The reminders that this is a fully realised world continuously flow towards us, and by alternately sticking to convention and craftily subverting our expectations of what video games are, Half-Life 2
capitalises on our gullibility to this effect. How clever I thought I was by navigating over to the beach hut using painstakingly arranged miscellany and my trusty old gravity gun. Empty, besides some assorted junk and a small item crate. The ammunition it contained was already maxed out in my inventory.
At first I was scandalized; how dare you, Valve, how dare you so gratuitously undermine my efforts? Then I realized that my impression of this place as a cohesive, unified land that simply exists had been augmented. My irritation morphed into unabated admiration. Why does there have to be an explicit reward for venturing into a hidden or ostensibly unreachable spot? My prize was much more interesting.

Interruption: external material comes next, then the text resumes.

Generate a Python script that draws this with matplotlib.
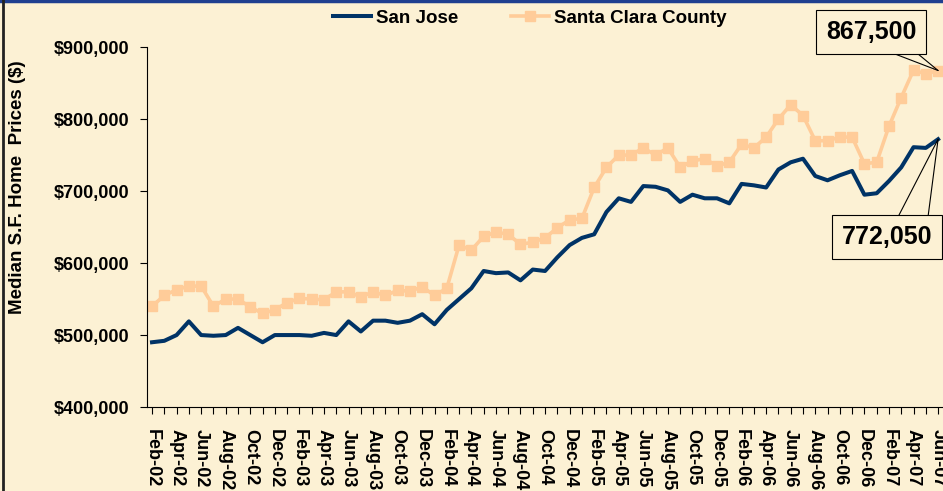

Merely paying attention also pays dividends both in terms of the strength of the universe and the narrative. Peering through the view-box in the door you'll see something that often leads to far more questions than answers, but which also fleshes out the core experience. Keeping your eyes peeled means you can witness things that have the capacity to alter your perception of the City and its inhabitants or prepare you for a challenge ahead.
It's unlikely that many players have seen all of these, but both static and active environmental incidentals can frighten, inform, bait or warn. Some allow us to begin filling in the gaps ourselves in imagined ways. We begin to construct an image of who lived in this cell by its contents, what prompted that piece of graffiti or what unspeakable things must have befallen that rotting corpse in the viaduct. It happens infrequently enough to make the player feel special, as if they're the only one to have observed such details. Again, these can prompt the same reaction as a totally unscripted emergent event, but within a much more solid framing than any games of that particular propensity are likely to achieve any time soon.
I've noticed that actual examples of the virtues I've cited are somewhat lacking from this article. Perhaps, though, this stems from the broader effect of believability that Half-Life 2
so decisively realises. It already presents the most attractive science fiction setting yet seen in our medium, but the manner in which it shapes our experiences in such gentle and minor ways is its crowning achievement.
My failure to cherry pick the most impressive of these idiosyncrasies is indicative only of its intransigent formula. Memories of my time with the game are not necessarily of these individual pieces, but of the great chunks of the puzzle they gelled into. Firm authorial control in games, Valve have proven, can also relax when properly timed. The most important lesson we can extrapolate from Half-Life 2
is that if you're going to force us down a linear path, you should do your utmost to make it feel as far away from this reality as possible. Maybe it's obvious advice, but it's one that far too few have taken onboard over the years.